Neutron star mergers are believed to occur in accretion disks around supermassive black holes. Here we show that a putative jet launched from the merger of a binary neutron star (BNS) or a neutron star–black hole (NSBH) merger occurring at the migration trap in an active galactic nucleus (AGN) disk would be choked. The jet energy is deposited within the disk materials to power a hot cocoon. The cocoon is energetic enough to break out from the AGN disk and produce a bright X-ray shock breakout transient peaking at ∼0.15 days after the merger. The peak luminosity is estimated as $\sim {10}^{46}\,\mathrm{erg}\,{{\rm{s}}}^{-1}$, which can be discovered by the Einstein Probe from $z\lesssim 0.5$. Later on, the nonrelativistic ejecta launched from the merger would break out the disk, powering an X-ray/UV flare peaking at ∼0.5 days after the merger.

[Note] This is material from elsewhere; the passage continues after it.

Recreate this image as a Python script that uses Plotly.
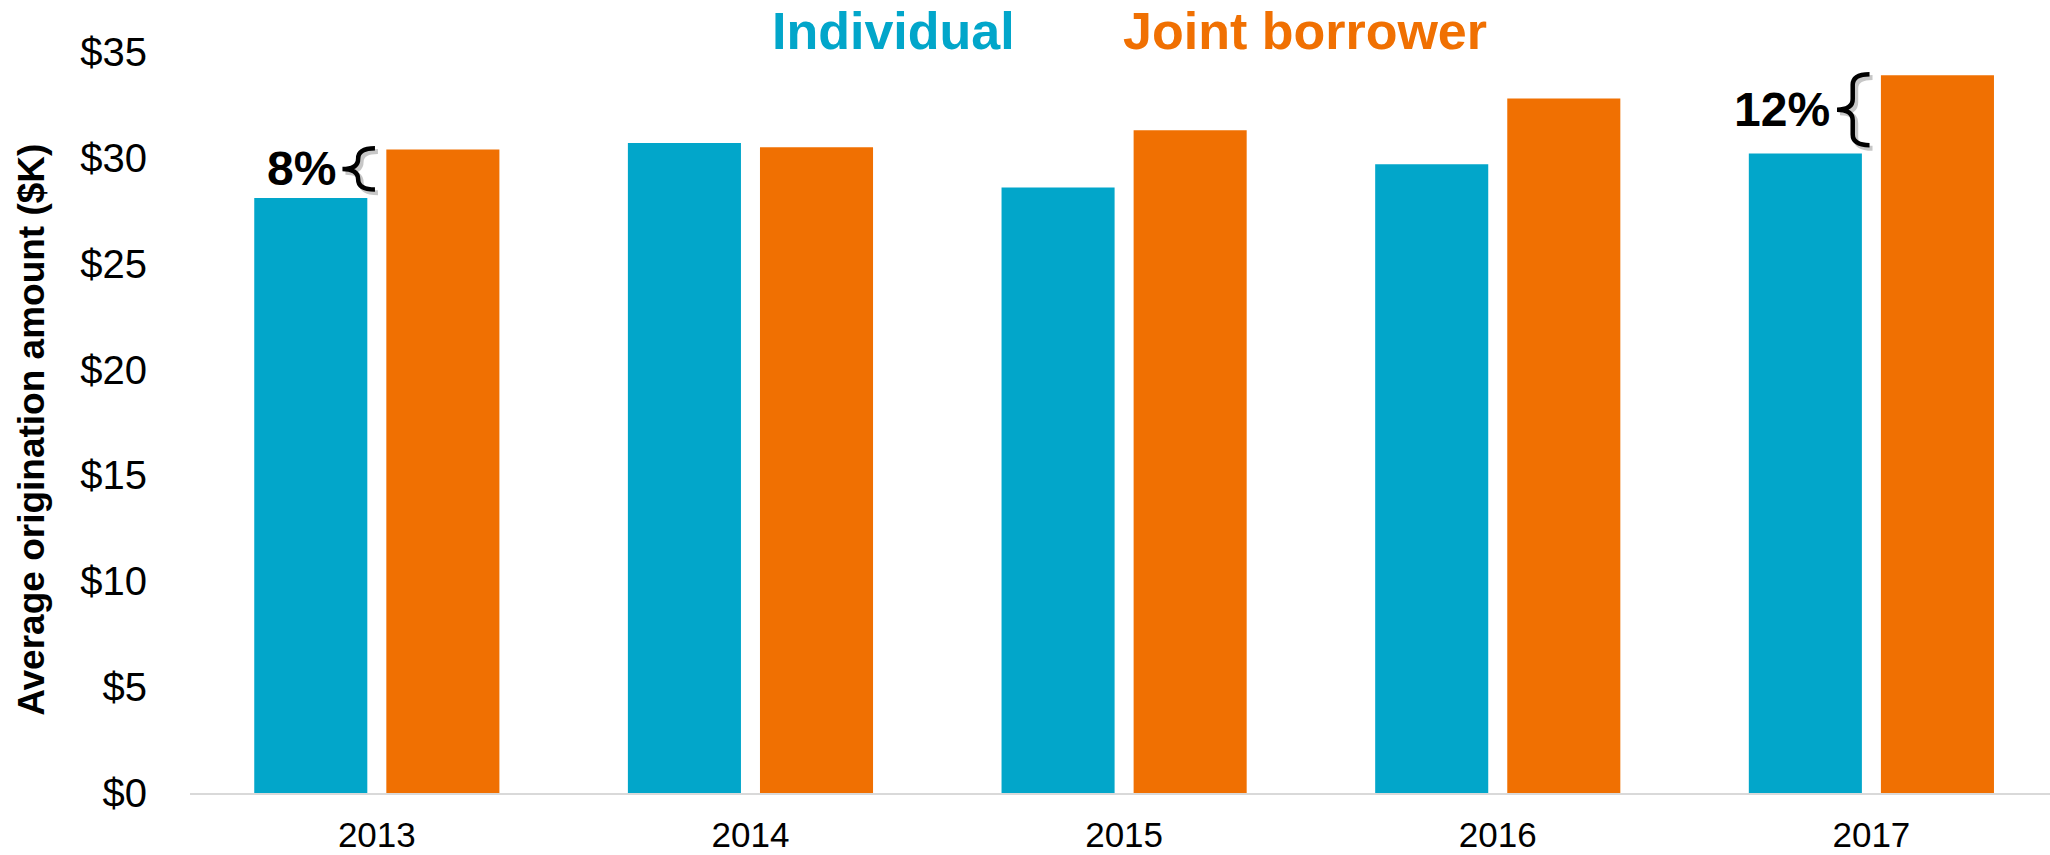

This second shock breakout signal may be detected by UV transient searches. The cocoon cooling emission and kilonova emission are outshone by the disk emission and are difficult to detect. Future joint observations of gravitational waves from BNS/NSBH mergers and associated two shock breakout signatures can provide strong support for the compact binary coalescence formation channel in AGN disks.